Not to those who bought all the Xbox-branded merchandise and praised games like Redfall while complaining about negative reviews or impressions that make up the backbone of the so-called “Xbox tax” theory. Those who supported Xbox as it consumed Bethesda, Activision, Blizzard, and others and assured everyone that massive layoffs are just part of the process. (Or worse, suggested Microsoft fire more people to cut costs.) Those who rallied around Game Pass when even the lightest criticism was written about the subscription platform. Those who did what they thought Xbox wanted them to do and were often supported, rewarded, or celebrated by the folks at the top for it.
And now, many of them are coming to grips with reality. Xbox is a brand owned by a megacorp that will—whenever it wants—-break promises, change plans, and leave your favorite, beloved plastic box in the proverbial ditch if it means staying out of the red.
And even if, and I think this is the case, Xbox consoles continue to be a thing Microsoft develops, sells, and supports for years to come, it won’t matter. For these former believers, the illusion has been shattered, and God isn’t real. Starfield or Halo on a PS5 means that Xbox never really cared about its machine or its longtime fans.

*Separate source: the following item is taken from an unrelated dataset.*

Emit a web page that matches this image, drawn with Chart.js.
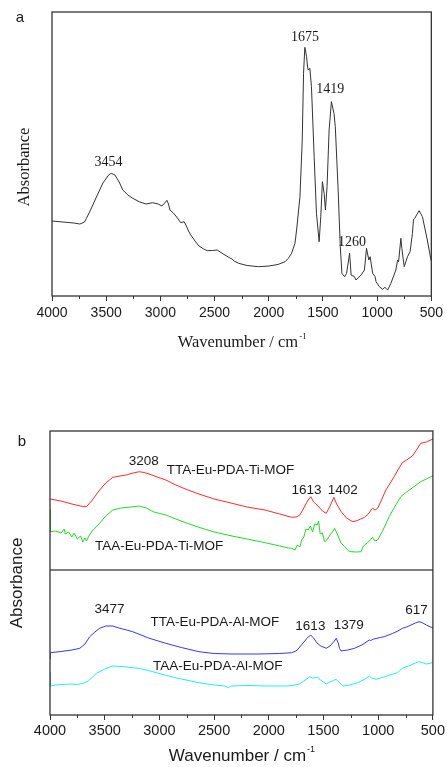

It was all about profit. All about making more money. Capitalism, baby!
While most of us knew that already, others are just discovering that when you build your life and identity around a brand (be it Xbox, PlayStation, Apple, Stanley Cups, or whatever), you set yourself up for a lot of misery, pain, and sadness. And the people at the top might follow you and reshare your memes, but at the end of the day, this is a business, and you are a mark.